Never second guess people's intentions or doubt their love here. A great deal of energy is invested by all members to work on themselves to remove influences of their egos and false selves and, although everyone is at different levels of progress, by and large it is rare that people's emotions and ego get involved.
It is understandable that you are unfamiliar with such an environment, as this forum is unique in this regard (and several others as well). You have been programmed by the world around you to expect emotional and egoistic agendas because that is the was things work out there. But not here. Remember where you are.
Nobody here would invest their energy into providing you responses if they were not motivated out of love, be it for you, other readers or love for objective truth.
When it comes to people "on the edge", I am extremely concerned about pushing people too far. Not being a psychologist I can only rely on the visible signs and my knowledge and experience. The visible signs that come from you are mixed. At one point you seem desperate for help but then in another moment you come across as an impetuous child. You are unpredictable and possibly volatile and difficult t assess in terms of how close to the edge you might actually be.
But considering how much you have survived through, I can only assume you have developed a thickness that protects you and keeps you going.
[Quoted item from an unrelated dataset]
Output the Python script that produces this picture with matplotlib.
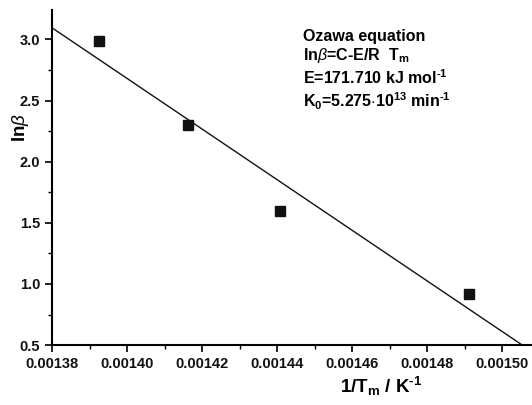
import numpy as np
import matplotlib
matplotlib.use("Agg")
import matplotlib.pyplot as plt
from matplotlib.ticker import MultipleLocator

# data
inv_tm = [0.0013925, 0.0014163, 0.0014408, 0.0014912]
ln_beta = [2.99, 2.30, 1.60, 0.92]

x_ticks = [0.00138, 0.00140, 0.00142, 0.00144, 0.00146, 0.00148, 0.00150]
y_ticks = [0.5, 1.0, 1.5, 2.0, 2.5, 3.0]

plt.rcParams["font.family"] = ["Liberation Sans", "DejaVu Sans"]
plt.rcParams["mathtext.fontset"] = "custom"
plt.rcParams["mathtext.rm"] = "Liberation Sans:bold"
plt.rcParams["mathtext.it"] = "Liberation Sans:italic"
plt.rcParams["mathtext.bf"] = "Liberation Sans:bold"
plt.rcParams["axes.unicode_minus"] = False

fig = plt.figure(figsize=(5.32, 4.05), dpi=100)
ax = fig.add_axes([0.098, 0.148, 0.902, 0.827])

ax.plot(inv_tm, ln_beta, "s", color="#111111", ms=6.5)

# linear fit (Ozawa)
slope, icpt = np.polyfit(inv_tm, ln_beta, 1)
xl = np.array([0.00138, 0.00151])
ax.plot(xl, slope * xl + icpt, color="#111111", lw=1.0)

ax.set_xlim(0.00138, 0.001508)
ax.set_ylim(0.5, 3.24)
ax.set_xticks(x_ticks)
ax.set_xticklabels([f"{v:.5f}" for v in x_ticks], fontweight="bold")
ax.set_yticks(y_ticks)
ax.set_yticklabels([f"{v:.1f}" for v in y_ticks], fontweight="bold")
ax.xaxis.set_minor_locator(MultipleLocator(0.00001))
ax.yaxis.set_minor_locator(MultipleLocator(0.25))

ax.spines[["top", "right"]].set_visible(False)
for s in ["left", "bottom"]:
    ax.spines[s].set_linewidth(1.5)
ax.tick_params(which="major", direction="out", length=5, width=1.3,
               labelsize=10.5, colors="#111111")
ax.tick_params(which="minor", direction="out", length=3, width=1.0)

ax.set_xlabel(r"1/T$_\mathrm{m}$ / K$^\text{-1}$", fontsize=13.5,
              fontweight="bold")
ax.xaxis.set_label_coords(0.685, -0.09)
ax.set_ylabel(r"ln$\beta$", fontsize=13.5, fontweight="bold")
ax.yaxis.set_label_coords(-0.045, 0.648)

txt = ("Ozawa equation\n"
       r"ln$\beta$=C-E/R  T$_\mathrm{m}$" "\n"
       r"E=171.710 kJ mol$^\text{-1}$" "\n"
       r"K$_\mathrm{0}$=5.275$\cdot$10$^\mathrm{13}$ min$^\text{-1}$")
ax.text(0.523, 0.945, txt, transform=ax.transAxes, fontsize=11.5,
        fontweight="bold", va="top", ha="left", linespacing=1.2)

fig.savefig("out.png", dpi=100)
On top of that, you have a defense mechanism of using extreme emotionality that will lash out at other when you don't get your way.
But that very shell that has protected you for so long might also be what prevents you from objectively assessing inputs and fully experiencing life.
Since textual communication is a poor form of communication in that it lacks the other inputs like tone and body language, it is easy to both misinterpret and to miscommunicate, leaving all sorts of room for the reader to alter the author's meaning by imagining their tone. If you re-read my earlier post and imagine I wrote it as a worried mother, then read it imaging it came from an angry father, I guarantee the same words will take on different meanings.
I have a lot of empathy for you but I don't think you have a clue how you come across and therefore, the effect your behaviour has on others who are genuinely trying to help you, especially now that you have shown your assumption about those who let "their own child/ego - whatever, run away with their own agendas and assumptions" and your lack of respect for them.
Why should anyone bother to communicate with you?
Even though you have started a thread on this forum, you don't own it. It goes where it goes. Often a thread that is started for one reason becomes a painful assessment of the person posting it, as they have shown programs running that responsible members feel need to be pointed out.
This is usually done in diplomatic and understanding ways, but certainly not in ways that further support false personalities or the ego needs of the poster. Your ego and assumptions are more likely the reason you are frustrated, not the responses you have received.
You wanted one thing and instead you got something else. And, instead of respecting what you had received, you threw tantrums which drew further attention to the areas you would rather not discuss and therefore became a vicious cycle, furthering the drama. This makes you appear ungrateful and disrespectful.
I suggest you try to own your part of it and see where it goes from there.